I’m going to break off here for a moment and say that the fact that she had her ovaries removed and the dog was a gift from her husband isn’t wrong or bad to say. Likewise in your writing. (See what I did there? I just wrote an incomplete sentence, but it’s fine, because it’s my specific writing voice and style.) What you say —as in what you write —just needs to fit the context of what you are currently focusing on.
Don’t be the writer no one wants to read. You won’t always know who in your audience is rolling their eyes or slamming your book shut (unless they happen to also be the ones who troll your social media and leave scathing reviews of your books on Amazon). But if you learn to give yourself feedback and receive it well from others, you will grow.

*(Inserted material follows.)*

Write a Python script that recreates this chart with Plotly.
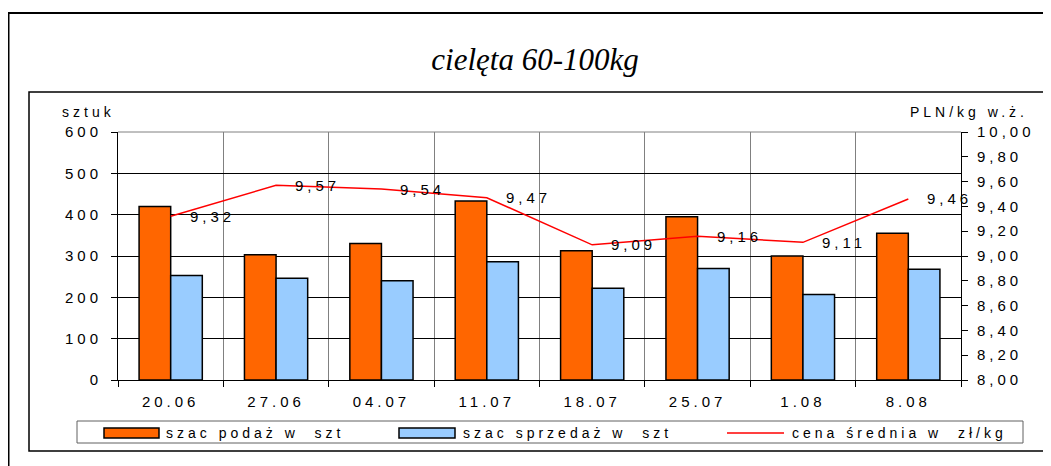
from plotly import graph_objects as go

# data
weeks = ['20.06', '27.06', '04.07', '11.07', '18.07', '25.07', '1.08', '8.08']
supply = [420, 303, 330, 433, 313, 395, 300, 355]
sales = [253, 246, 240, 286, 222, 270, 207, 268]
price = [9.32, 9.57, 9.54, 9.47, 9.09, 9.16, 9.11, 9.46]

ORANGE = '#FF6600'
BLUE = '#99CCFF'
RED = '#FF0000'
FONT = 'Liberation Sans, Arial, sans-serif'

# the page adds an 8px body margin, so work in page pixels and shift by it
PAGE = 8
W, H = 1051 - PAGE, 466 - PAGE
L, R, T, B = 118 - PAGE, 961 - PAGE, 132 - PAGE, 380 - PAGE  # plot area in figure pixels


def px(x):
    '''page pixel x -> paper x'''
    return (x - PAGE - L) / (R - L)


def py(y):
    '''page pixel y -> paper y'''
    return (B - (y - PAGE)) / (B - T)


fig = go.Figure()
fig.add_trace(go.Bar(x=weeks, y=supply, name='szac podaż w  szt',
                     marker=dict(color=ORANGE, line=dict(color='black', width=1.5))))
fig.add_trace(go.Bar(x=weeks, y=sales, name='szac sprzedaż w  szt',
                     marker=dict(color=BLUE, line=dict(color='black', width=1.5))))
fig.add_trace(go.Scatter(x=weeks, y=price, yaxis='y2', mode='lines', name='cena średnia w  zł/kg',
                         line=dict(color=RED, width=1.5)))

# price labels to the right of each point (category index, since '20.06' would parse as a number)
annotations = []
for i, p in enumerate(price):
    annotations.append(dict(x=i, y=p, xref='x', yref='y2', text=f'{p:.2f}'.replace('.', ','),
                            showarrow=False, xanchor='left', align='left', yanchor='middle', xshift=17,
                            font=dict(size=15, color='black', family=FONT)))

# axis titles
annotations.append(dict(x=px(60), y=py(112), xref='paper', yref='paper', text='sztuk', showarrow=False,
                        xanchor='left', align='left', yanchor='middle',
                        font=dict(size=14, color='black', family=FONT)))
annotations.append(dict(x=px(1030), y=py(112), xref='paper', yref='paper', text='PLN/kg w.ż.', showarrow=False,
                        xanchor='right', align='right', yanchor='middle',
                        font=dict(size=14, color='black', family=FONT)))

# hand-made legend (wide swatches like the original)
legend_items = [
    ('rect', ORANGE, 104, 159, 'szac podaż w  szt', 164),
    ('rect', BLUE, 399, 455, 'szac sprzedaż w  szt', 461),
    ('line', RED, 727, 784, 'cena średnia w  zł/kg', 790),
]
shapes = [
    # outer frame
    dict(type='rect', xref='paper', yref='paper', x0=px(8.5), x1=px(1070), y0=py(490), y1=py(13),
         line=dict(color='black', width=2)),
    # inner chart frame
    dict(type='rect', xref='paper', yref='paper', x0=px(29), x1=px(1049), y0=py(451), y1=py(92),
         line=dict(color='black', width=1.5)),
    # plot area top edge
    dict(type='line', xref='paper', yref='paper', x0=0, x1=1, y0=1, y1=1,
         line=dict(color='#808080', width=1)),
    # legend box
    dict(type='rect', xref='paper', yref='paper', x0=px(77), x1=px(1023), y0=py(443), y1=py(421),
         line=dict(color='#606060', width=1)),
]
for kind, color, x0, x1, label, tx in legend_items:
    if kind == 'rect':
        shapes.append(dict(type='rect', xref='paper', yref='paper', x0=px(x0), x1=px(x1),
                           y0=py(438), y1=py(428), fillcolor=color, line=dict(color='black', width=1.5)))
    else:
        shapes.append(dict(type='line', xref='paper', yref='paper', x0=px(x0), x1=px(x1),
                           y0=py(433), y1=py(433), line=dict(color=color, width=1.5)))
    annotations.append(dict(x=px(tx), y=py(433), xref='paper', yref='paper', text=label, showarrow=False,
                            xanchor='left', align='left', yanchor='middle',
                            font=dict(size=14, color='black', family=FONT)))

fig.update_layout(
    width=W, height=H,
    margin=dict(l=L, r=W - R, t=T, b=H - B, autoexpand=False),
    paper_bgcolor='white', plot_bgcolor='white',
    separators=', ',
    barmode='group', bargap=0.4, bargroupgap=0,
    showlegend=False,
    font=dict(family=FONT, size=15, color='black'),
    title=dict(text='cielęta 60-100kg', x=(535 - PAGE) / W, xanchor='center', y=1 - (59 - PAGE) / H,
               yanchor='middle',
               font=dict(family='Liberation Serif, Times New Roman, serif', size=31, style='italic', color='black')),
    xaxis=dict(type='category', range=[-0.5, len(weeks) - 0.5], showline=True, linecolor='black', linewidth=1,
               ticks='outside', ticklen=6, tickcolor='black', tickson='boundaries', tickangle=0,
               ticklabelstandoff=8,
               showgrid=True, gridcolor='#808080', gridwidth=1, tickfont=dict(size=15)),
    yaxis=dict(range=[0, 600], dtick=100, showline=True, linecolor='black', linewidth=1,
               ticks='outside', ticklen=6, tickcolor='black', ticklabelstandoff=6,
               showgrid=True, gridcolor='black', gridwidth=1, zeroline=False, tickfont=dict(size=15)),
    yaxis2=dict(range=[8, 10], dtick=0.2, tickformat='.2f', overlaying='y', side='right',
                showline=True, linecolor='black', linewidth=1, ticks='outside', ticklen=6,
                tickcolor='black', ticklabelstandoff=6, showgrid=False, zeroline=False,
                tickfont=dict(size=15)),
    shapes=shapes,
    annotations=annotations,
)

# the original uses widely spaced lettering; stretch every label except the title
spacing_js = """
var gd = document.getElementById('{plot_id}');
gd.querySelectorAll('text').forEach(function (t) {
    if (!t.classList.contains('gtitle')) { t.setAttribute('letter-spacing', '4px'); }
});
"""

fig.write_html("out.html", post_script=spacing_js)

Your writing will get better, because you are doing the inner work necessary to make it more powerful, meaningful, and impactful. Be honest. Be yourself. But also remember that there is a place, a time, and a season for everything. The present moment doesn’t hold the capacity for your entire life to be expelled on the page or screen. Be kind to your readers and kind to yourself, and the rest will eventually —blessedly —fall into place.
Oh yes, the 24 hour sit! Where should I be honest or vulnerable? I really like asking what you've asked here: is this going to be relevant to the story?
Yesterday I published a very uncomfortable piece. There was one line in particular that made me cringe to share, however, I wanted everyone to be uncomfortable. I wanted them to pull away from my husband's touch as much as I did or feel the self-loathing of diving into mountains of food.
Thank you for the great read today!
Truth is essential in writing, but that's not the same as oversharing. This is a tough line to draw in memoir, isn't it? Readers don't see the details you choose to leave in and those you (very consciously) leave out. I hope, ultimately, that the trade-off in sharing my truth is worth the personal exposure. Thanks for this!